Letting one’s creations do something for the first time. That is, “talk” for the first time. In this act of talking, it is not what they are saying that is anywhere near as important as the fact that they are simply talking. For the first time.

We always look in the wrong areas to find things in our western culture. We look at the content of words rather than the context of them. This is a major change here, but it is not one that is really recognized by the speaker/studio founder.

A character in a diorama allowed to talk.

The real magic exists in the words from the diorama character and how much we believe these words. He/she provides us with a new perspective and voice on the scene. Does the narrative become part of the final artwork? This is a good question.

3 thoughts on “I Can Talk

  1. Words are usually the impetuous or beginning for most open dioramas and also enclosed shadow box dioramas, especially the narrative ones, but also the non-linear ones.
    I believe words can play a bigger part, even in the diorama itself, just as words do in a Graphic Novel. They can be a prelude, part of, or even a post curatorial part of the scene with the audience,
    not just in the name label, but through out the piece.

    The use of words in a diorama scene, and especial together or in conjunction with sound will indicate the passage of time, so this must be of extreme consideration, which can be both good and bad.
    The indication of the passage of time can be a whole new dimension for the “Static Illusionist”.
    It has been used and done successfully in other visual arts, such as theatre , but to use it in a static environment is challenging. We can learn much from the Museum Diorama Exhibition artists, because they pioneered this over the past 20-30 years , with much success.

    Assuming that the audience is intelligent enough to decipher the content of the words used, and their intended meaning, whether written, projected, spoken or non-verbally gestured, or even symbolically told,
    the viewer can be brought into the diorama not only as a distant viewer but also as a willing participant. I’ve seen this do every well in life size historical tableaues and dioramas.

    This ties into the world of ‘photojournalism’, and ‘photo essay’, both much pioneered by image artists such as W.Eugene Smith and Larry Burrows, using a combination of striking thought provoking images combined with either captions, or short essays to support or add to the image content.
    Non-verbal communication, which is the domain and grandfather of all narrative art, current diorama art, and especially the ones containing figures models; using gestures, and unspoken words to drive the intended narrative home, which has always been my concern, but why any more?

    Modern or current dioramas can only benefit from current modern technologies, but with intent. They still used to tell a story, or do they?
    If the modern diorama is no longer tied to the narrative history, but instead ripped from that tradition, like the Impressionists ripped art from it’s narrative moorings, then why can not a diorama become a complete work of art onto it’s own, respecting but owing nothing to the past.

    Paper cut outs have been used for decades in dioramas.
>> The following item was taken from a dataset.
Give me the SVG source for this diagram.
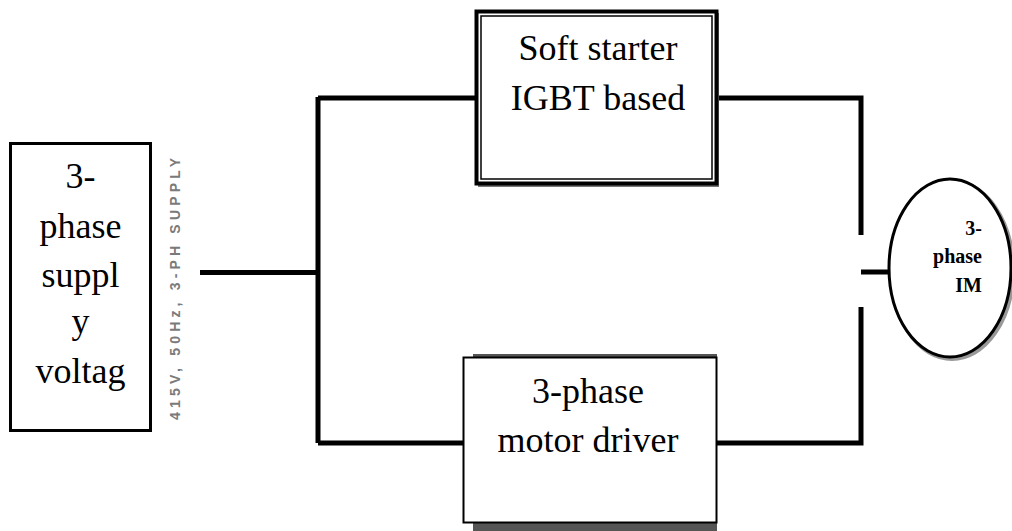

I used them extensively in my shadow box diorama, “When a Bond Among Men is Forged in The Blood of Faith”,
    All the wolves are paper cut outs pained and lighted with fiber-optics in the eyes, and all the ‘birds of prey’ perched in the trees are also paper cut outs pained, but now with 3/D printed figures, even the author themselves can be placed into the scene as a narrator, audience member or even in a curatorial role.
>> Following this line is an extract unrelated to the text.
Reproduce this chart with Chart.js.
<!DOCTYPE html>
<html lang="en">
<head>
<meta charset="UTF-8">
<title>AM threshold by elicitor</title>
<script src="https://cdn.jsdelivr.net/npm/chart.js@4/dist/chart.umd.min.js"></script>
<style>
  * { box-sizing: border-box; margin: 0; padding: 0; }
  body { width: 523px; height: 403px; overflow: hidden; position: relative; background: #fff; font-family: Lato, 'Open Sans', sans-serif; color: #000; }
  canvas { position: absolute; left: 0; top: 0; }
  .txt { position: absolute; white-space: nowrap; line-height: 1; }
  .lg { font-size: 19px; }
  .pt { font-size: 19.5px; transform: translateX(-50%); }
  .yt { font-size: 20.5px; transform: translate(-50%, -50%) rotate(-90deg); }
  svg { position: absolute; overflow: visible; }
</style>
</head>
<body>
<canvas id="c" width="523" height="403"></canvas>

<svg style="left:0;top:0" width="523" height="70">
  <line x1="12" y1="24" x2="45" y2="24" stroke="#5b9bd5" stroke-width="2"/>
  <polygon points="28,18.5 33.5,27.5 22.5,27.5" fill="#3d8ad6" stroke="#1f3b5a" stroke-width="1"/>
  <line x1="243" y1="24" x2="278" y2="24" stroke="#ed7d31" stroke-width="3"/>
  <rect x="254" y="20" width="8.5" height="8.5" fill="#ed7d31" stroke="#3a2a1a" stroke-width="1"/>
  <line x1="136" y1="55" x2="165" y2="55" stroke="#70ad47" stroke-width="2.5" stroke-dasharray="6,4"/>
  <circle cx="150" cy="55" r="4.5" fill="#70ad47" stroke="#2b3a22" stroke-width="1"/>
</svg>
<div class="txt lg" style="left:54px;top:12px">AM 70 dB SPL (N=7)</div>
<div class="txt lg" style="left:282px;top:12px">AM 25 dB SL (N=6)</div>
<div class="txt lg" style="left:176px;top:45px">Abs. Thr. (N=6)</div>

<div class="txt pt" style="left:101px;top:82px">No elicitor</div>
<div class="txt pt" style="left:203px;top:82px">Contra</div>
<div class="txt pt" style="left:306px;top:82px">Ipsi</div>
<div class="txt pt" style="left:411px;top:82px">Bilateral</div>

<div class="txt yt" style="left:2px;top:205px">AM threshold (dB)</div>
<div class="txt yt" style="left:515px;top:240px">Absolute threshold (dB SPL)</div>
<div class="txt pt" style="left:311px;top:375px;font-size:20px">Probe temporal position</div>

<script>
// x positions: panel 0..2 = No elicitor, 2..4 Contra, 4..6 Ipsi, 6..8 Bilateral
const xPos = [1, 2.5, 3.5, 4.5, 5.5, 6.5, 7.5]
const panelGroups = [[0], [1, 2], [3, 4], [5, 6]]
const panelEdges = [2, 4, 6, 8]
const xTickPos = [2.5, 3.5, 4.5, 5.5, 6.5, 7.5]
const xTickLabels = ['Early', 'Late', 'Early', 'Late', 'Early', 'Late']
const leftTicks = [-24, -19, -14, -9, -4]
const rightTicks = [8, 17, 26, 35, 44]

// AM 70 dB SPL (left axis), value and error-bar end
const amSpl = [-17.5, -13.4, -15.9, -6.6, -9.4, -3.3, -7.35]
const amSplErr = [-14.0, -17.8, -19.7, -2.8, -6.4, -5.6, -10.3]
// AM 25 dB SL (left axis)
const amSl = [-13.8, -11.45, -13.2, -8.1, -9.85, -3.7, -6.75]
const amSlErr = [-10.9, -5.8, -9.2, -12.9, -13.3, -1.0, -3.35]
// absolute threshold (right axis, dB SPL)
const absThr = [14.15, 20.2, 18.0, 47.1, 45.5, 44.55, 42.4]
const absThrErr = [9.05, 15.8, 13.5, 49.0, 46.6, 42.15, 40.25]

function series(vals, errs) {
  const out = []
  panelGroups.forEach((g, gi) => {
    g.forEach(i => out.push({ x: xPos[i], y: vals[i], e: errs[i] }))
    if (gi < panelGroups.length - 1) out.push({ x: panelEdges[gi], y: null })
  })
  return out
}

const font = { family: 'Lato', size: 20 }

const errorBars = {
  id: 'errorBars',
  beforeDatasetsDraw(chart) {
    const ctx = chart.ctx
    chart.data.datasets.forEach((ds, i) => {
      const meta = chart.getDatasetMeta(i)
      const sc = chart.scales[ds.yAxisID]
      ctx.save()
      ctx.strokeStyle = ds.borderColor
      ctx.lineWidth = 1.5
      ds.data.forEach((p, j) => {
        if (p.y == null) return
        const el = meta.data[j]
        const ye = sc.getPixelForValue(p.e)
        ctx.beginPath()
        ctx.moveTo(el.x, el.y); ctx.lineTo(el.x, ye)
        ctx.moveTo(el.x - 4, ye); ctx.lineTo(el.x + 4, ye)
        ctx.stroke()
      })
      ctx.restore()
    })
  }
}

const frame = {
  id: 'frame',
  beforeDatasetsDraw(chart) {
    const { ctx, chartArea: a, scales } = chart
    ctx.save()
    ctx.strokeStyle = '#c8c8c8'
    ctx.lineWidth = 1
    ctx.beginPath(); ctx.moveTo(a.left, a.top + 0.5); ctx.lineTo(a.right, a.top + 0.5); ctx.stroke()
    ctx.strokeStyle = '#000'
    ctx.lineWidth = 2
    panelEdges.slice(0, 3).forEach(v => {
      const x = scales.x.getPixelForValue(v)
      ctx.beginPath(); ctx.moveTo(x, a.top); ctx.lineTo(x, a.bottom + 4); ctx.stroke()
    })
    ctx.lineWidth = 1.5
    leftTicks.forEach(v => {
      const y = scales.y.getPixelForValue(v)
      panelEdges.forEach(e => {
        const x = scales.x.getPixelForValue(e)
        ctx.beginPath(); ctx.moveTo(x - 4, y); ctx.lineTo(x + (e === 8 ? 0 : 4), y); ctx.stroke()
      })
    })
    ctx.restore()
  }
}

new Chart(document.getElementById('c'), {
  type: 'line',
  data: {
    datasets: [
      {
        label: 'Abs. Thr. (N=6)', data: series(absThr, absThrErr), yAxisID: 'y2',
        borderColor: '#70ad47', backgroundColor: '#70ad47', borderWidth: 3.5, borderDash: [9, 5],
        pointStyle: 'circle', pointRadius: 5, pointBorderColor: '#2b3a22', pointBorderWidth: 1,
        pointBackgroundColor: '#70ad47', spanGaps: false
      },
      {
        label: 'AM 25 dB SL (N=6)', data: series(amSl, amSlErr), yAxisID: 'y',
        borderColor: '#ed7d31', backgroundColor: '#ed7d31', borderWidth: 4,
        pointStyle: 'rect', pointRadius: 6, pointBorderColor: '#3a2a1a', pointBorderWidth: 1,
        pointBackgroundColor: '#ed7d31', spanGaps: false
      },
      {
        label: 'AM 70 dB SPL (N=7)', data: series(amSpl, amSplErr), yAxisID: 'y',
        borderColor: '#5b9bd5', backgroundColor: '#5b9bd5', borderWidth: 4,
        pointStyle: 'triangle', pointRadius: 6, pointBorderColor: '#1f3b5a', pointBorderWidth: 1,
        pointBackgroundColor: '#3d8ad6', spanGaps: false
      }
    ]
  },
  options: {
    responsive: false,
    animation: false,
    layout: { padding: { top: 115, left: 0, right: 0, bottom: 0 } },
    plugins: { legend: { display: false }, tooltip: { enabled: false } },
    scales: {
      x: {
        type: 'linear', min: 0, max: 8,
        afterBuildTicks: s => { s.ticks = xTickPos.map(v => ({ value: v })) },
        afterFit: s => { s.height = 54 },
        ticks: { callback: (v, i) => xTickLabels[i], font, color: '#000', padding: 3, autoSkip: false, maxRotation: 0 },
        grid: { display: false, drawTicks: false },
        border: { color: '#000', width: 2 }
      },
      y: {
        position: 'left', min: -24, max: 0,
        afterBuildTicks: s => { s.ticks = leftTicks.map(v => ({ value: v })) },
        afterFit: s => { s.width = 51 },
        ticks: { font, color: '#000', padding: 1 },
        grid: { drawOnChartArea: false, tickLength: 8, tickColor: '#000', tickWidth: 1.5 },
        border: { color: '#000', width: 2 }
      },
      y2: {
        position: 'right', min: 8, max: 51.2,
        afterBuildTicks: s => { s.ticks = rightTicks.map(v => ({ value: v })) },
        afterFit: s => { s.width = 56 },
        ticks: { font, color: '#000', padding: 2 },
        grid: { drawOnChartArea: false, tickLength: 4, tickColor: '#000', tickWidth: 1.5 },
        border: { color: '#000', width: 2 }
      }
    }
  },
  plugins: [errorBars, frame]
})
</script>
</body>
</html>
    The use of words in relation to the diorama’s intent can surely expand the content of the diorama as well as expand it’s context in today’s world.

    Does the narrative become part of the final art work? Does it have to be?
    Can the narrative, words, gestures, signs, symbols be the final work of art, with the visual diorama becoming the medium or connection for the message?

    Darryl Audette

  2. Fascinating comments Darryl (as usual). Very much appreciate them. Especially the reference and like to your wonderful diorama! Might the use of words in dioramas be somewhat similar to the auteur theory of the creator of a film. Is the writer or the director the real creator of a film? When a character in a diorama speaks (at the studio CEO does in our blog Studio Project) is this speaker the creator (writer) of the scene? Or, is the dioramist (director) of the scene the creator?

  3. John,

    Very interesting idea.

    The Director certainly is the “shaper” of the film, being in charge of a collaborative team or the head of a production team, it’s their vision along with the Designer /Art Director that mostly dictates the look, shape and feel of the film.

    Is he then the Creator? or is the author of the literature the film is bases on the Creator? Why are most films based on existing literature? Is not the screenwriter then the ultimate Creator, and the Director just a cog in the visual production team, is not who ever had the original idea of the story the original Creator

    If and when a character speaks in a diorama, if there is no passage of time, then is the speaker solely a narrator or curator to the viewer or audience. He can be a contributor to the scene depicted, an important element, that without him, the scene doesn’t make sense, or falls apart visually.

    I think that when the diorama has moved past the traditional narrative style into a more abstract non-linear style, is he still important; aside from being the person who indicates where a wall or other set element has to be moved or removed to, altering and benefiting the final look of the diorama.

    I see the dioramaist as the visual designer, placing and arranging objects, weather they be miniature figures or a chair or even abstract elements to better communicate the story or intended vision to the viewer.

    The dioramaist has traditionally being seen as the builder or maker of 3/D designs, projects, but isn’t he more than just a builder ? He/she can surely be the creator if the idea is theirs, otherwise isn’t he just putting things together to fulfill someone else’s creation.

    In the hobby realm, the dioramaist is usually arranging objects he/she wants to either display or to tell a story with, usually with 3/D cars, planes, armor models, figures, but what if the diorama concept or idea is more abstract, such as with a modern theatre model or setting, then he is more of a designer or even a creator?